YOUR GOAL: Skip the pictures and extract all of the lines exactly as written.

DATA EXTRACT:
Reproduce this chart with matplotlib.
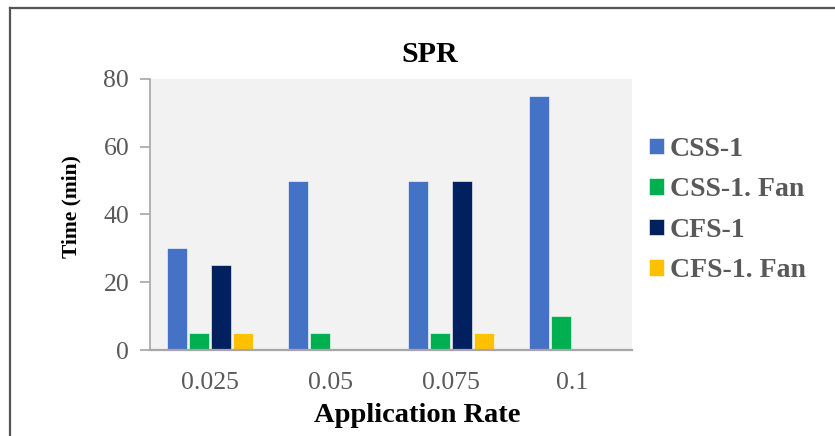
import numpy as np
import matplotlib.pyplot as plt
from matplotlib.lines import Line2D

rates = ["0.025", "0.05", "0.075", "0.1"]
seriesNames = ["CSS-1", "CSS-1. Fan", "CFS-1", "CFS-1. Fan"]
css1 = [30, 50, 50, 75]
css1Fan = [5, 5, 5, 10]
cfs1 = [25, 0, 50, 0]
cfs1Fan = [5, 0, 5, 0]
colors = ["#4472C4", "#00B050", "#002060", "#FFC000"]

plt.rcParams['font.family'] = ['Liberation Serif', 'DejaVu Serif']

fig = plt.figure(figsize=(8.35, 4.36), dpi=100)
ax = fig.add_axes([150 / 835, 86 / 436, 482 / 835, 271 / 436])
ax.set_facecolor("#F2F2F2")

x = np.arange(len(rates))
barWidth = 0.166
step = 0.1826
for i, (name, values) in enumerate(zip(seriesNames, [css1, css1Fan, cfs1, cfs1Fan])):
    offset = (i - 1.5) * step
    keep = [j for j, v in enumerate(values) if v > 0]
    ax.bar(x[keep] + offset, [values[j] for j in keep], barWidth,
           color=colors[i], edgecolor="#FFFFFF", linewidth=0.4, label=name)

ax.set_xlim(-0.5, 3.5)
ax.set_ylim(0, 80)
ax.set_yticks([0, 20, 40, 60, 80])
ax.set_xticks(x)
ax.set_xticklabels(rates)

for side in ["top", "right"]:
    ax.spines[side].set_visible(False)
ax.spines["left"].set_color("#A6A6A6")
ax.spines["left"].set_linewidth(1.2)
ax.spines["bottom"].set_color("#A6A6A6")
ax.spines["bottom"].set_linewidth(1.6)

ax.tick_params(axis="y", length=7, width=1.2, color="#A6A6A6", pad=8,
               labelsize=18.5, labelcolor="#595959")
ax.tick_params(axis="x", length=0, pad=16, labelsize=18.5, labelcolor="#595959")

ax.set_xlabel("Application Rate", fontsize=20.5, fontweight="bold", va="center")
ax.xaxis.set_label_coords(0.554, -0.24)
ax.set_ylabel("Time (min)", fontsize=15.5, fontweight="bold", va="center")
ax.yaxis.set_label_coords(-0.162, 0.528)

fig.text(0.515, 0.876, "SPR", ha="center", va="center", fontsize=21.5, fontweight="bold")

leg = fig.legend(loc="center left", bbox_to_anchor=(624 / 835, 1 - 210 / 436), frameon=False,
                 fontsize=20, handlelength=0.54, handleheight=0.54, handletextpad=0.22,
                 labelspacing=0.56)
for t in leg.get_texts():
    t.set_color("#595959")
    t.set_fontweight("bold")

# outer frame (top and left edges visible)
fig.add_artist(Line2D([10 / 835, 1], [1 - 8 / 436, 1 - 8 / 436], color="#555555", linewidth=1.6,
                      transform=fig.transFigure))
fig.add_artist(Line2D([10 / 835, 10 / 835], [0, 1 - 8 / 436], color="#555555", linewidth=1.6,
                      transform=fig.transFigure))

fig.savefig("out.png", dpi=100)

WRITTEN ANSWER:
Reproduce this chart with matplotlib.
import numpy as np
import matplotlib.pyplot as plt
from matplotlib.lines import Line2D

rates = ["0.025", "0.05", "0.075", "0.1"]
seriesNames = ["CSS-1", "CSS-1. Fan", "CFS-1", "CFS-1. Fan"]
css1 = [30, 50, 50, 75]
css1Fan = [5, 5, 5, 10]
cfs1 = [25, 0, 50, 0]
cfs1Fan = [5, 0, 5, 0]
colors = ["#4472C4", "#00B050", "#002060", "#FFC000"]

plt.rcParams['font.family'] = ['Liberation Serif', 'DejaVu Serif']

fig = plt.figure(figsize=(8.35, 4.36), dpi=100)
ax = fig.add_axes([150 / 835, 86 / 436, 482 / 835, 271 / 436])
ax.set_facecolor("#F2F2F2")

x = np.arange(len(rates))
barWidth = 0.166
step = 0.1826
for i, (name, values) in enumerate(zip(seriesNames, [css1, css1Fan, cfs1, cfs1Fan])):
    offset = (i - 1.5) * step
    keep = [j for j, v in enumerate(values) if v > 0]
    ax.bar(x[keep] + offset, [values[j] for j in keep], barWidth,
           color=colors[i], edgecolor="#FFFFFF", linewidth=0.4, label=name)

ax.set_xlim(-0.5, 3.5)
ax.set_ylim(0, 80)
ax.set_yticks([0, 20, 40, 60, 80])
ax.set_xticks(x)
ax.set_xticklabels(rates)

for side in ["top", "right"]:
    ax.spines[side].set_visible(False)
ax.spines["left"].set_color("#A6A6A6")
ax.spines["left"].set_linewidth(1.2)
ax.spines["bottom"].set_color("#A6A6A6")
ax.spines["bottom"].set_linewidth(1.6)

ax.tick_params(axis="y", length=7, width=1.2, color="#A6A6A6", pad=8,
               labelsize=18.5, labelcolor="#595959")
ax.tick_params(axis="x", length=0, pad=16, labelsize=18.5, labelcolor="#595959")

ax.set_xlabel("Application Rate", fontsize=20.5, fontweight="bold", va="center")
ax.xaxis.set_label_coords(0.554, -0.24)
ax.set_ylabel("Time (min)", fontsize=15.5, fontweight="bold", va="center")
ax.yaxis.set_label_coords(-0.162, 0.528)

fig.text(0.515, 0.876, "SPR", ha="center", va="center", fontsize=21.5, fontweight="bold")

leg = fig.legend(loc="center left", bbox_to_anchor=(624 / 835, 1 - 210 / 436), frameon=False,
                 fontsize=20, handlelength=0.54, handleheight=0.54, handletextpad=0.22,
                 labelspacing=0.56)
for t in leg.get_texts():
    t.set_color("#595959")
    t.set_fontweight("bold")

# outer frame (top and left edges visible)
fig.add_artist(Line2D([10 / 835, 1], [1 - 8 / 436, 1 - 8 / 436], color="#555555", linewidth=1.6,
                      transform=fig.transFigure))
fig.add_artist(Line2D([10 / 835, 10 / 835], [0, 1 - 8 / 436], color="#555555", linewidth=1.6,
                      transform=fig.transFigure))

fig.savefig("out.png", dpi=100)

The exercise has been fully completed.